### DIRECTIONS FOR THIS TASK:
From the first line of the data down to and including the line with "const aTicks = [0, 10, 20, 30, 40, 50, 60];", copy everything exactly, leaving out pictures.

### INFORMATION SHOWN:
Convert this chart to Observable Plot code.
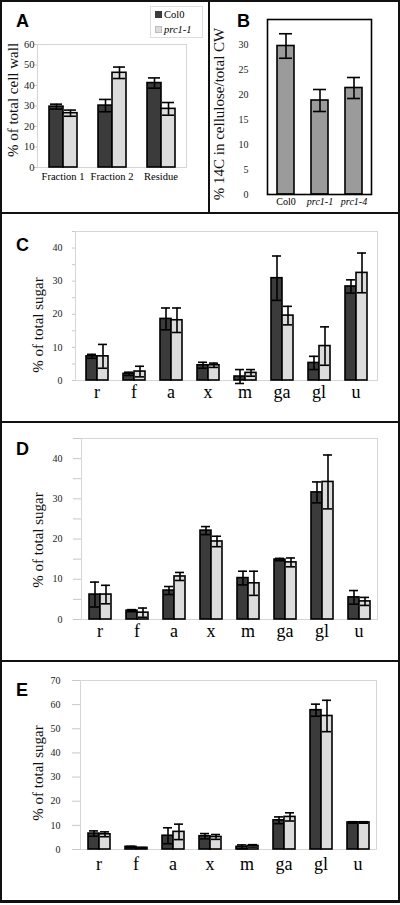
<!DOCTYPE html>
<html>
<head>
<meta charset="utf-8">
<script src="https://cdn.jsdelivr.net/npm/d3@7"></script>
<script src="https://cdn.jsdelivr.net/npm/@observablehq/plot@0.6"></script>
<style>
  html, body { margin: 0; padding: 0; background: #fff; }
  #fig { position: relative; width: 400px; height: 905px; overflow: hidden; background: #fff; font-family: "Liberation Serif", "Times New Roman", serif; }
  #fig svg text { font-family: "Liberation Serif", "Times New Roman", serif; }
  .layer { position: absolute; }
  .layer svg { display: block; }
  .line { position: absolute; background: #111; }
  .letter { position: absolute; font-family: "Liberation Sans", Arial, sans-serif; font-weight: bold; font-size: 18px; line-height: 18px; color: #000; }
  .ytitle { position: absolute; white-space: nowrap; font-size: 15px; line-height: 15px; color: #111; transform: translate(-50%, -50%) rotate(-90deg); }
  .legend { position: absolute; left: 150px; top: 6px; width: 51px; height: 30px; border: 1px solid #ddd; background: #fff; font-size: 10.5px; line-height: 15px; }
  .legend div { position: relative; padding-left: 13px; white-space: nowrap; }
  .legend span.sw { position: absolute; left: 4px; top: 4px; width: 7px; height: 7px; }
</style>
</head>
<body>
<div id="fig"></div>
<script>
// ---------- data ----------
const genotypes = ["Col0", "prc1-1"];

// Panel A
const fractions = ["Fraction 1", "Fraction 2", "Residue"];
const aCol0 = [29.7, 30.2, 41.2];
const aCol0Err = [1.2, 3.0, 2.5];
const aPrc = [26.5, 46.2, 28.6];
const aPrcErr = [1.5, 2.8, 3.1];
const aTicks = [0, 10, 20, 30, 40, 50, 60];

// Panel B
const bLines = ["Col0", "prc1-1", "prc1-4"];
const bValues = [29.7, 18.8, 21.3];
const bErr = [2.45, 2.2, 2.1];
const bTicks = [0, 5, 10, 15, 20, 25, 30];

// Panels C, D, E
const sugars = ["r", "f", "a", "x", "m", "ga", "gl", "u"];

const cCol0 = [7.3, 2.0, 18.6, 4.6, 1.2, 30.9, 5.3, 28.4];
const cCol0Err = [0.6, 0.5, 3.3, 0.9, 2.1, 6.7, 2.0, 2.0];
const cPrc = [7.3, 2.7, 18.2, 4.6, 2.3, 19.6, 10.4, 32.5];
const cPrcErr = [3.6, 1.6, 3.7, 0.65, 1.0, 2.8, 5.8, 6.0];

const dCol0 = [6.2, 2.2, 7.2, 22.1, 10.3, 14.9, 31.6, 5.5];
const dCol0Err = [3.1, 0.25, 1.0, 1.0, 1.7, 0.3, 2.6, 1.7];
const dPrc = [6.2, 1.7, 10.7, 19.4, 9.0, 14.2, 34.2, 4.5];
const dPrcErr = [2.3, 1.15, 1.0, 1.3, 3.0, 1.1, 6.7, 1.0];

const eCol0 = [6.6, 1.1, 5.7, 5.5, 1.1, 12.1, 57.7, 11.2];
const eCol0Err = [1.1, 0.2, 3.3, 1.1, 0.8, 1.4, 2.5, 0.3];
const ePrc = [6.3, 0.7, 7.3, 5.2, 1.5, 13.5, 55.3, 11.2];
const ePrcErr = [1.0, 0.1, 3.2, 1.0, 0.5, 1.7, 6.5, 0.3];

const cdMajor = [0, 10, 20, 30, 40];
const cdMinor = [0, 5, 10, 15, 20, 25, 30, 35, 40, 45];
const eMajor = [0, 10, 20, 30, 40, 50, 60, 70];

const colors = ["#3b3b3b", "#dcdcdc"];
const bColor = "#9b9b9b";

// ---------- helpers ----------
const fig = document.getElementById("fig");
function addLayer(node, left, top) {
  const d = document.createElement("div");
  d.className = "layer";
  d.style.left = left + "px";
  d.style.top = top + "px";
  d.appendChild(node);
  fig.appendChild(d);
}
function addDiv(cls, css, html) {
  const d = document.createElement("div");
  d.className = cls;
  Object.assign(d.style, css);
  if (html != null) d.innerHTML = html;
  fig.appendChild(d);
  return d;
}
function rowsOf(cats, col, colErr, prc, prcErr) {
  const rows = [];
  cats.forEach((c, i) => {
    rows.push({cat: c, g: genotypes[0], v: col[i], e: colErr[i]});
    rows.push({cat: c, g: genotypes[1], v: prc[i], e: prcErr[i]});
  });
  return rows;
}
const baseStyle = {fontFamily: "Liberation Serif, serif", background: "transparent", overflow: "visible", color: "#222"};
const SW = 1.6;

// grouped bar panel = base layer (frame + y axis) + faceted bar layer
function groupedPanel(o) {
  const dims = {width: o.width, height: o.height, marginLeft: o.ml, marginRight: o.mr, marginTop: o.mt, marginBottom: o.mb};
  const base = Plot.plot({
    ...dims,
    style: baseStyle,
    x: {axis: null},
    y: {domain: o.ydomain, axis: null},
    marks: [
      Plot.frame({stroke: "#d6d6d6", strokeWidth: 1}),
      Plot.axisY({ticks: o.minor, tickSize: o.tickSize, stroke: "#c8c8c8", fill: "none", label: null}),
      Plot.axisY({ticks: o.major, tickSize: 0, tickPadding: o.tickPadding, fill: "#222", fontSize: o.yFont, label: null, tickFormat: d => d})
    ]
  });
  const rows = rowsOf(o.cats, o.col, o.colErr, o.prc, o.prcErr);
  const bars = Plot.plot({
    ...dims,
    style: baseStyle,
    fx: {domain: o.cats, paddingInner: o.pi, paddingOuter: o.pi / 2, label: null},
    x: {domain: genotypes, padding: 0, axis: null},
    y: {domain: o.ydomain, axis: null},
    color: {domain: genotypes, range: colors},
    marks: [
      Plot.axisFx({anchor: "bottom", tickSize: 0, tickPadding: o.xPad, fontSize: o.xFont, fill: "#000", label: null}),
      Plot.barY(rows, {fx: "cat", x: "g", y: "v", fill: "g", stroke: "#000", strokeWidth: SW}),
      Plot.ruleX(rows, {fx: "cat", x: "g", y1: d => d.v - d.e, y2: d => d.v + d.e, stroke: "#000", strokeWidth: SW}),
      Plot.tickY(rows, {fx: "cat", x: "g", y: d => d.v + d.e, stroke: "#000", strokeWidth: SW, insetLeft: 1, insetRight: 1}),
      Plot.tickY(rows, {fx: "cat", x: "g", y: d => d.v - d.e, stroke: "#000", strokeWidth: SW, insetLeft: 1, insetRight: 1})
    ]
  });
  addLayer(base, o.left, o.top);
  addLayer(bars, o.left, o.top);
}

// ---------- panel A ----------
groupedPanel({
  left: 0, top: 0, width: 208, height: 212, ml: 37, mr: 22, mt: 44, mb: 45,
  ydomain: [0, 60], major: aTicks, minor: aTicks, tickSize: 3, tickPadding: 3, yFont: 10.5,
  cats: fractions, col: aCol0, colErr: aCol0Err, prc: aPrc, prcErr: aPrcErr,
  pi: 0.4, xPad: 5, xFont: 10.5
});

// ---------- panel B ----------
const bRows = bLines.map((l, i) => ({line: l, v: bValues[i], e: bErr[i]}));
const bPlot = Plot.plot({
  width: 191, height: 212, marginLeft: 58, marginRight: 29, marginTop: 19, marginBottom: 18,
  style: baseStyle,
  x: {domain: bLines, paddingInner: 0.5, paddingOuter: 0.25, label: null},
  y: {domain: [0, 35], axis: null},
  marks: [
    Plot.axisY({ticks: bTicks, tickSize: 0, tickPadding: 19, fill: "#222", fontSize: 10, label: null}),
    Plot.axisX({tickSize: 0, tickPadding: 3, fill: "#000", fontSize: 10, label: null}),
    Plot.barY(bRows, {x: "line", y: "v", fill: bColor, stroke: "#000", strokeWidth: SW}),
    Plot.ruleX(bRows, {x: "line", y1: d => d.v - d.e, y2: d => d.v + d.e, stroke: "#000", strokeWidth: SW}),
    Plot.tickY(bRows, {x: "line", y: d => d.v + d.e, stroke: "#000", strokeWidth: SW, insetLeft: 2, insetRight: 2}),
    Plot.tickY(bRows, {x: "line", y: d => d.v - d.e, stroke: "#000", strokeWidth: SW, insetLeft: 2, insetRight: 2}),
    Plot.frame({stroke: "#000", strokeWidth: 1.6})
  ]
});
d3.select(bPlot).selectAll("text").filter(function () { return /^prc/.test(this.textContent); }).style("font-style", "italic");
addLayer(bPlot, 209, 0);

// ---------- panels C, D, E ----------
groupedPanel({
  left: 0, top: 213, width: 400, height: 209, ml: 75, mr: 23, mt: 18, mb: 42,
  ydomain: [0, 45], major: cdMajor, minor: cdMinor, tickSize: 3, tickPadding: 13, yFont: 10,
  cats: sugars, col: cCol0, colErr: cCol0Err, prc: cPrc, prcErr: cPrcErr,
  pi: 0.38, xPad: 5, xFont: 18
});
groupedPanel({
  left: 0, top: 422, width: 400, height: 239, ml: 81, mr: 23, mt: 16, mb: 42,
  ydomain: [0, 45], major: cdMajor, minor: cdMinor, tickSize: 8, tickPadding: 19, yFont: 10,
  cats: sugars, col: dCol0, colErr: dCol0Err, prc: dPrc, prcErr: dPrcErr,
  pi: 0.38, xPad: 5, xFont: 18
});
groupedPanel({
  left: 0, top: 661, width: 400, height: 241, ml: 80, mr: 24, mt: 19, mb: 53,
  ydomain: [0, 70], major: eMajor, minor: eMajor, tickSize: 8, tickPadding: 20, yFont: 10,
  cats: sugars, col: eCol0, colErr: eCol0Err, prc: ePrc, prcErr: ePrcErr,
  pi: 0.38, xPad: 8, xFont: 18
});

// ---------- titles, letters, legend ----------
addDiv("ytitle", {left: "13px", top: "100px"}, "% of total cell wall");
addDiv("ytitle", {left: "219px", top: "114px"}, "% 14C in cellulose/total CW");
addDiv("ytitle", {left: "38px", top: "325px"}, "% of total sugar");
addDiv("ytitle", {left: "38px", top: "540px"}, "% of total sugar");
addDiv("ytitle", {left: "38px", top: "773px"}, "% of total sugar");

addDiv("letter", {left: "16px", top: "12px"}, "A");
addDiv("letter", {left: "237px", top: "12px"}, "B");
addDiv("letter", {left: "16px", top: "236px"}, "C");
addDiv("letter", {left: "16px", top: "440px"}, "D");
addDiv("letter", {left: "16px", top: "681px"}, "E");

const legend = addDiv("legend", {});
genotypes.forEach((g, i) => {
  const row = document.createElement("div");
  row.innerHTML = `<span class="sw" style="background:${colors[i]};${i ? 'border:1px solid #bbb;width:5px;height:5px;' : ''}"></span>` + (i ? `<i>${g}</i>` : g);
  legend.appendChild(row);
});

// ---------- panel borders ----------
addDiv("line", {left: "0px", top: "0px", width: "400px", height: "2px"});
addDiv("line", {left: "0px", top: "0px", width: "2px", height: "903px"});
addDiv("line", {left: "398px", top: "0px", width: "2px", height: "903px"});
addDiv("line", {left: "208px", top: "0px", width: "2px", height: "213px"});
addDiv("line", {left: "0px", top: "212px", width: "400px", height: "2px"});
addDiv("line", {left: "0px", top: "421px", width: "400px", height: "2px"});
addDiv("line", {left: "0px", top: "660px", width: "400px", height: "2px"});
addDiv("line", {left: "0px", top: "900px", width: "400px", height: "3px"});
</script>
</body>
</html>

### ANSWER TO THE EXERCISE:
Convert this chart to Observable Plot code.
<!DOCTYPE html>
<html>
<head>
<meta charset="utf-8">
<script src="https://cdn.jsdelivr.net/npm/d3@7"></script>
<script src="https://cdn.jsdelivr.net/npm/@observablehq/plot@0.6"></script>
<style>
  html, body { margin: 0; padding: 0; background: #fff; }
  #fig { position: relative; width: 400px; height: 905px; overflow: hidden; background: #fff; font-family: "Liberation Serif", "Times New Roman", serif; }
  #fig svg text { font-family: "Liberation Serif", "Times New Roman", serif; }
  .layer { position: absolute; }
  .layer svg { display: block; }
  .line { position: absolute; background: #111; }
  .letter { position: absolute; font-family: "Liberation Sans", Arial, sans-serif; font-weight: bold; font-size: 18px; line-height: 18px; color: #000; }
  .ytitle { position: absolute; white-space: nowrap; font-size: 15px; line-height: 15px; color: #111; transform: translate(-50%, -50%) rotate(-90deg); }
  .legend { position: absolute; left: 150px; top: 6px; width: 51px; height: 30px; border: 1px solid #ddd; background: #fff; font-size: 10.5px; line-height: 15px; }
  .legend div { position: relative; padding-left: 13px; white-space: nowrap; }
  .legend span.sw { position: absolute; left: 4px; top: 4px; width: 7px; height: 7px; }
</style>
</head>
<body>
<div id="fig"></div>
<script>
// ---------- data ----------
const genotypes = ["Col0", "prc1-1"];

// Panel A
const fractions = ["Fraction 1", "Fraction 2", "Residue"];
const aCol0 = [29.7, 30.2, 41.2];
const aCol0Err = [1.2, 3.0, 2.5];
const aPrc = [26.5, 46.2, 28.6];
const aPrcErr = [1.5, 2.8, 3.1];
const aTicks = [0, 10, 20, 30, 40, 50, 60];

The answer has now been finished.